Mr. Montgomery is survived by his wife, the former Letha "Ann" Hess; a son, John W. Montgomery Jr. of Westford, Mass.; a daughter, Janice M. Barre of Basking Ridge, N.J.; two sisters, Nancy Jenkins of Louisville, Ky., and Dora Jones of Lebanon Junction; three brothers, Edward Montgomery of Lebanon Junction, Thomas Montgomery of Bowling Green, Ky., and James Montgomery of Hendersonville, N.C.; and five grandchildren.
A memorial service for Roger C. Skinner Jr., an Annapolis contractor who was injured in the May 11 crash of a private plane near Lusby, will be held at 4 p.m. today at the Severna Park United Methodist Church, 731 Benfield Road.
It will be preceded by a service at 2:30 p.m. in the chapel of the Maryland Veterans Cemetery, 1080 Sunrise Beach Road, Crownsville.
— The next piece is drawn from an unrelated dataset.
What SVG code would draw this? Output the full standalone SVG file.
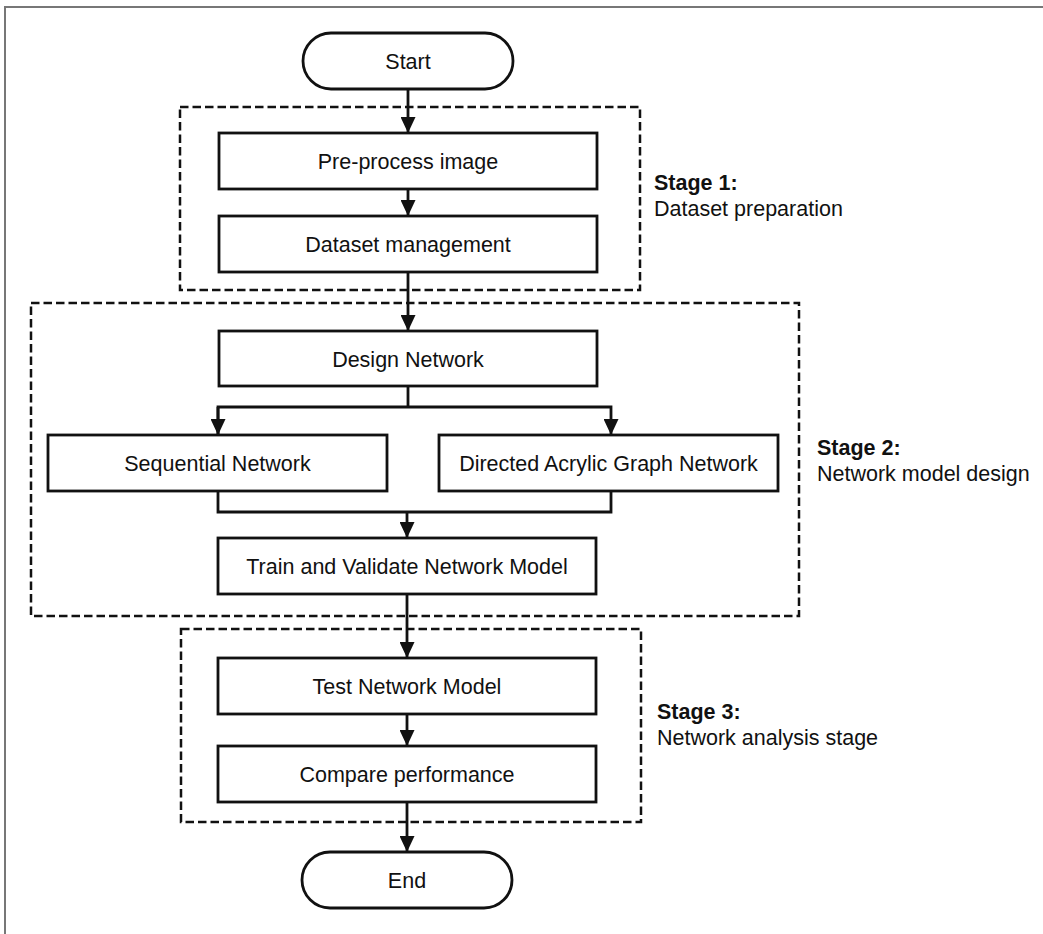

Mr. Skinner, who was 42 and lived in Epping Forest, died Sunday at the Washington Hospital Center of injuries he suffered when the plane crashed as it was taking off from the Chesapeake Ranch Airport near Lusby.
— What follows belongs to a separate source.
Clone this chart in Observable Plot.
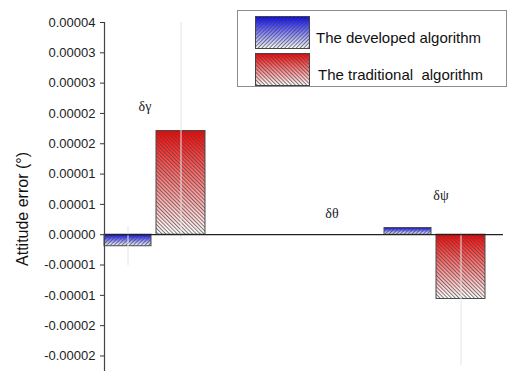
<!DOCTYPE html>
<html><head><meta charset="utf-8">
<script src="https://cdn.jsdelivr.net/npm/d3@7"></script>
<script src="https://cdn.jsdelivr.net/npm/@observablehq/plot@0.6"></script>
<style>
body{margin:0;background:#fff;}
#wrap{position:relative;width:510px;height:371px;font-family:"Liberation Sans",Arial,sans-serif;}
#legend{position:absolute;left:237px;top:10px;width:270px;height:77px;border:1px solid #8c8c8c;background:#fff;box-sizing:border-box;}
.sw{position:absolute;left:17px;width:55px;height:33px;}
.lt{position:absolute;font-size:15px;color:#111;white-space:pre;line-height:18px;}
</style></head><body>
<svg width="0" height="0" style="position:absolute">
  <defs>
    <linearGradient id="gradRed" x1="0" y1="0" x2="0" y2="1">
      <stop offset="0" stop-color="#ff0000"/>
      <stop offset="1" stop-color="#ffffff"/>
    </linearGradient>
    <linearGradient id="gradBlue" x1="0" y1="0" x2="0" y2="1">
      <stop offset="0" stop-color="#0000ff"/>
      <stop offset="1" stop-color="#ffffff"/>
    </linearGradient>
    <pattern id="hatchRed" width="2.7" height="2.7" patternUnits="userSpaceOnUse" patternTransform="rotate(-45)">
      <line x1="0.5" y1="0" x2="0.5" y2="2.7" stroke="#444" stroke-width="0.7"/>
    </pattern>
    <pattern id="hatchBlue" width="2.7" height="2.7" patternUnits="userSpaceOnUse" patternTransform="rotate(45)">
      <line x1="0.5" y1="0" x2="0.5" y2="2.7" stroke="#444" stroke-width="0.7"/>
    </pattern>
  </defs>
</svg>
<div id="wrap">
  <div id="legend">
    <svg class="sw" style="top:5px" viewBox="0 0 55 33"><rect x="0.5" y="0.5" width="54" height="32" fill="url(#gradBlue)"/><rect x="0.5" y="0.5" width="54" height="32" fill="url(#hatchBlue)" stroke="#444" stroke-width="1"/></svg>
    <svg class="sw" style="top:42px" viewBox="0 0 55 33"><rect x="0.5" y="0.5" width="54" height="32" fill="url(#gradRed)"/><rect x="0.5" y="0.5" width="54" height="32" fill="url(#hatchRed)" stroke="#444" stroke-width="1"/></svg>
    <div class="lt" id="lt0" style="left:78px;top:18px"></div>
    <div class="lt" id="lt1" style="left:80px;top:55px"></div>
  </div>
</div>
<script>
const categories = ["δγ", "δθ", "δψ"];
const seriesNames = ["The developed algorithm", "The traditional  algorithm"];
const developed = [-1.9e-6, 0, 1.1e-6];
const traditional = [17.1e-6, 0, -10.6e-6];
const developedErr = [3.2e-6, 0, 0];
const traditionalErr = [17.9e-6, 0, 11.0e-6];
const labelY = [21.2e-6, 3.5e-6, 6.5e-6];
const tickValues = [3.5e-5, 3e-5, 2.5e-5, 2e-5, 1.5e-5, 1e-5, 5e-6, 0, -5e-6, -1e-5, -1.5e-5, -2e-5];
const tickLabels = ["0.00004","0.00003","0.00003","0.00002","0.00002","0.00001","0.00001","0.00000","-0.00001","-0.00001","-0.00002","-0.00002"];
const yDomain = [-2.256e-5, 3.5e-5];
const yTitle = "Attitude error (°)";

document.getElementById("lt0").textContent = seriesNames[0];
document.getElementById("lt1").textContent = seriesNames[1];

const devRows = categories.map((c, i) => ({category: c, value: developed[i], err: developedErr[i]}));
const tradRows = categories.map((c, i) => ({category: c, value: traditional[i], err: traditionalErr[i]}));
const devBars = devRows.filter(d => d.value !== 0);
const tradBars = tradRows.filter(d => d.value !== 0);
const devErr = devRows.filter(d => d.err !== 0);
const tradErr = tradRows.filter(d => d.err !== 0);
const labelRows = categories.map((c, i) => ({category: c, y: labelY[i]}));
const tickMap = new Map(tickValues.map((v, i) => [v, tickLabels[i]]));

const devInset = {insetLeft: 0, insetRight: 72};
const tradInset = {insetLeft: 52, insetRight: 18};
const greek = {x: "category", y: "y", text: "category", fontFamily: '"Liberation Serif", serif', fontSize: 14, fill: "#222"};

const chart = Plot.plot({
  width: 510,
  height: 371,
  marginLeft: 104,
  marginRight: 7,
  marginTop: 22,
  marginBottom: 0,
  style: {fontFamily: '"Liberation Sans", Arial, sans-serif', fontSize: "13px", color: "#222", background: "transparent"},
  x: {domain: categories, paddingInner: 0.15, paddingOuter: 0, axis: null},
  y: {domain: yDomain, axis: null},
  marks: [
    Plot.barY(devBars, {x: "category", y: "value", fill: "url(#gradBlue)", ...devInset}),
    Plot.barY(devBars, {x: "category", y: "value", fill: "url(#hatchBlue)", stroke: "#4a4a4a", strokeWidth: 1, ...devInset}),
    Plot.barY(tradBars, {x: "category", y: "value", fill: "url(#gradRed)", ...tradInset}),
    Plot.barY(tradBars, {x: "category", y: "value", fill: "url(#hatchRed)", stroke: "#4a4a4a", strokeWidth: 1, ...tradInset}),
    Plot.ruleX(devErr, {x: "category", y1: d => d.value - d.err, y2: d => d.value + d.err, dx: -36, stroke: "#e4e4e4", strokeWidth: 1}),
    Plot.ruleX(tradErr, {x: "category", y1: d => d.value - d.err, y2: d => d.value + d.err, dx: 17, stroke: "#e4e4e4", strokeWidth: 1}),
    Plot.ruleY([0], {stroke: "#222", strokeWidth: 1.2}),
    Plot.text(labelRows.filter(d => d.category === categories[0]), {...greek, dx: -19}),
    Plot.text(labelRows.filter(d => d.category === categories[1]), {...greek, dx: 28}),
    Plot.text(labelRows.filter(d => d.category === categories[2]), {...greek, dx: -3}),
    Plot.axisY({ticks: tickValues, tickFormat: d => tickMap.get(d), tickSize: 4, tickPadding: 5, label: null, fontSize: 13, stroke: "#333"}),
    Plot.frame({anchor: "left", stroke: "#444", strokeWidth: 1.2}),
    Plot.text([yTitle], {frameAnchor: "left", textAnchor: "middle", rotate: -90, dx: -82, dy: 12, fontSize: 16, fill: "#111"})
  ]
});
document.getElementById("wrap").prepend(chart);
</script>
</body></html>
For 16 years, he owned the Hearthside Construction Co. in Annapolis.
A native of Fort Lewis, Wash., who was raised in Severna Park, he was a 1967 graduate of Severna Park High School and attended the Arundel Community College. He also served in the U.S. Army during the Korean War.
Though he was not the pilot of the plane that crashed, he was a licensed pilot and a member of the Aircraft Owners and Pilots Association. He was also a licensed commercial balloon pilot and a member of the National Balloon Pilot Association.
Mr. Skinner was also interested in motor boating on the $l Chesapeake Bay.
He is survived by a companion, Janet Gartrell; his mother, Doris Skinner Williamson of Severna Park; and a sister, Jeanne Russell of Ridgefield, Conn.
Mr. Skinner's brother, Douglas Lee Skinner, 38, of Lusby, was also a passenger in the plane and perished in the crash. Services for Douglas Skinner were held May 15.